The report coming from Zimbabwe indicates that the life of the common man has become difficult and they do not have money to buy even medicines and food items. Of late, the government is taking some harsh steps to address hyperinflation. Transactions in foreign currency have been banned since June this year, a step towards curbing shortages of food items.

Incidentally, Zimbabwe’s fiscal and monetary trends are strange in the sense that in a time horizon of 30 months or so, the economy has cruised from deflation to triple-digit inflation. It may be noted that in May this year, the inflation was 97.7%, from a deflationary trajectory before January. The inflation in Zimbabwe had peaked in 2008, which compelled the government to abandon the Zimbabwean dollar and announce the return of national currency. The government also banned the foreign currencies like the U.S. dollar and South African Rand, which were widely used over the past decades for domestic transactions. The country introduced a quasi-currency -bond notes-for domestic transactions, which cannot be transacted outside the country.  The electronic equivalent of the bond notes, known as  the RTGS$, is the Zimbabwe dollar that has to be used for settling foreign transactions.

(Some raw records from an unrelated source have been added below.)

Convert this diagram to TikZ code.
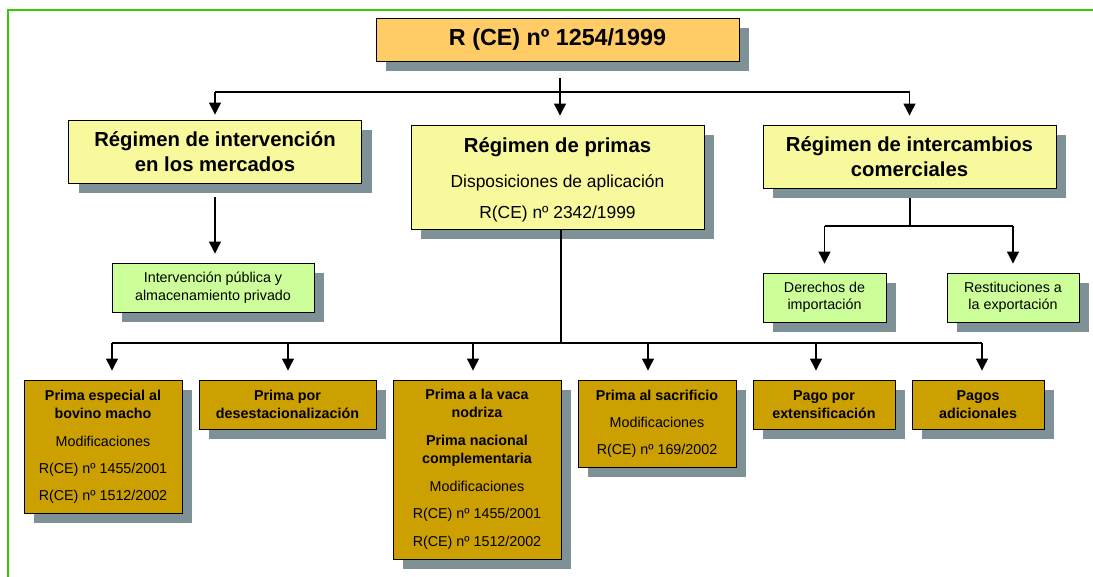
\documentclass[tikz,border=0pt]{standalone}
\usepackage{fontspec}
\setmainfont{Liberation Sans}
\usetikzlibrary{arrows.meta,shadows}
\definecolor{framegreen}{HTML}{33CC00}
\definecolor{shade}{HTML}{7D9196}
\definecolor{topfill}{HTML}{FFCC66}
\definecolor{yelfill}{HTML}{F8F89C}
\definecolor{grnfill}{HTML}{CCFF99}
\definecolor{goldfill}{HTML}{CCA000}
\begin{document}
\begin{tikzpicture}[x=1pt, y=-1pt,
  box/.style = {draw, line width=0.9pt, inner sep=0pt, align=center,
    drop shadow={shadow xshift=10pt, shadow yshift=-10pt, fill=shade, opacity=1}},
  top/.style = {box, fill=topfill, minimum width=363pt, minimum height=43pt,
    font=\fontsize{23.3}{28}\selectfont\bfseries},
  reg/.style = {box, fill=yelfill, minimum width=293pt,
    font=\fontsize{20.3}{25}\selectfont\bfseries},
  sub/.style = {box, fill=grnfill, minimum height=49pt,
    font=\fontsize{14.3}{17.5}\selectfont},
  prima/.style = {box, fill=goldfill, font=\fontsize{14.3}{18}\selectfont},
  wire/.style = {line width=1.2pt},
  arr/.style = {wire, -{Triangle[width=12pt,length=12pt]}, shorten >=9pt}]

\useasboundingbox (0,0) rectangle (1093,577);
\draw[framegreen, line width=2pt] (1093,10) -- (8,10) -- (8,577);

\node[top] (top) at (557.5,39.5) {R (CE) nº 1254/1999};

\node[reg, minimum height=63pt] (merc) at (215,151.5) {Régimen de intervención\\en los mercados};
\node[reg, minimum height=104pt, font=\fontsize{17.4}{31}\selectfont] (prim) at (557.5,177)
  {\rule{0pt}{21pt}\textbf{\fontsize{20.3}{24}\selectfont Régimen de primas}\\[4pt]Disposiciones de aplicación\\R(CE) nº 2342/1999};
\node[reg, minimum height=63pt] (inter) at (909.5,156.5) {Régimen de intercambios\\comerciales};

\node[sub, minimum width=202pt] (pub) at (213,287.5) {Intervención pública y\\almacenamiento privado};
\node[sub, minimum width=123pt] (imp) at (824.5,297.5) {Derechos de\\importación};
\node[sub, minimum width=132pt] (exp) at (1013,297.5) {Restituciones a\\la exportación};

\node[prima, minimum width=158pt, minimum height=133pt] (p1) at (103,446.5)
  {\textbf{Prima especial al}\\\textbf{bovino macho}\\[10pt]Modificaciones\\[9pt]R(CE) nº 1455/2001\\[9pt]R(CE) nº 1512/2002};
\node[prima, minimum width=177pt, minimum height=49pt] (p2) at (287.5,404.5)
  {\textbf{Prima por}\\\textbf{desestacionalización}};
\node[prima, minimum width=168pt, minimum height=179pt] (p3) at (477,469.5)
  {\textbf{Prima a la vaca}\\\textbf{nodriza}\\[10pt]\textbf{Prima nacional}\\\textbf{complementaria}\\[10pt]Modificaciones\\[9pt]R(CE) nº 1455/2001\\[10pt]R(CE) nº 1512/2002};
\node[prima, minimum width=158pt, minimum height=87pt] (p4) at (657,423.5)
  {\textbf{Prima al sacrificio}\\[9pt]Modificaciones\\[9pt]R(CE) nº 169/2002};
\node[prima, minimum width=142pt, minimum height=49pt] (p5) at (824,404.5)
  {\textbf{Pago por}\\\textbf{extensificación}};
\node[prima, minimum width=132pt, minimum height=49pt] (p6) at (978,404.5)
  {\textbf{Pagos}\\\textbf{adicionales}};

% first level
\coordinate (b0) at (560,92);
\draw[wire, shorten <=17pt] (top.south -| b0) -- (b0);
\draw[wire] (b0 -| merc.north) -- (b0 -| inter.north);
\draw[arr, shorten >=5pt] (b0 -| merc.north) -- (merc.north);
\draw[arr] (b0) -- (b0 |- prim.north);
\draw[arr] (b0 -| inter.north) -- (inter.north);

% intervencion
\draw[arr, shorten <=14pt] (merc.south) -- (merc.south |- pub.north);

% intercambios
\coordinate (b1) at (910,226);
\draw[wire, shorten <=10pt] (inter.south -| b1) -- (b1);
\draw[wire] (b1 -| imp.north) -- (b1 -| exp.north);
\draw[arr] (b1 -| imp.north) -- (imp.north);
\draw[arr] (b1 -| exp.north) -- (exp.north);

% primas
\coordinate (b2) at (561,343);
\foreach \n/\x in {p1/112, p2/288, p3/473, p4/648, p5/816, p6/982}
  \coordinate (j\n) at (\x,343);
\draw[wire] (b2 |- prim.south) -- (b2);
\draw[wire] (jp1) -- (jp6);
\foreach \n in {p1,p2,p3,p4,p5,p6}
  \draw[arr] (j\n) -- (j\n |- \n.north);

\end{tikzpicture}
\end{document}
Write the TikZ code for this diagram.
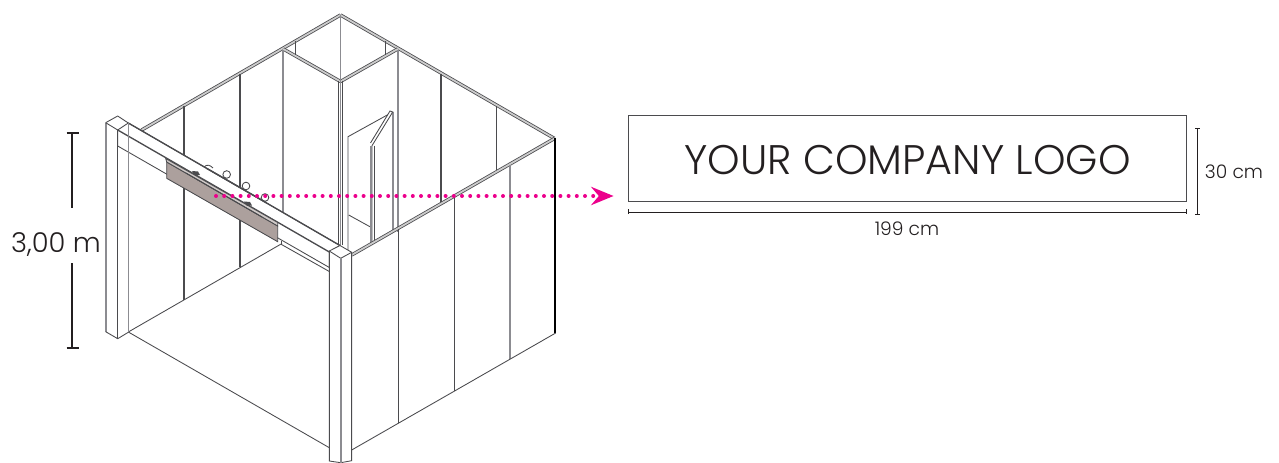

Economists are apprehensive that the hyperinflation combined with distortions in the exchange rates will drive the people into the black market, further straining the availability of essential goods and services. Despite all these measures, the prices of food, clothing, furniture and health care increased by more than 200% in June compared to a year ago. Can these measures rein in inflation is the billion-dollar question being asked by the economy watchers.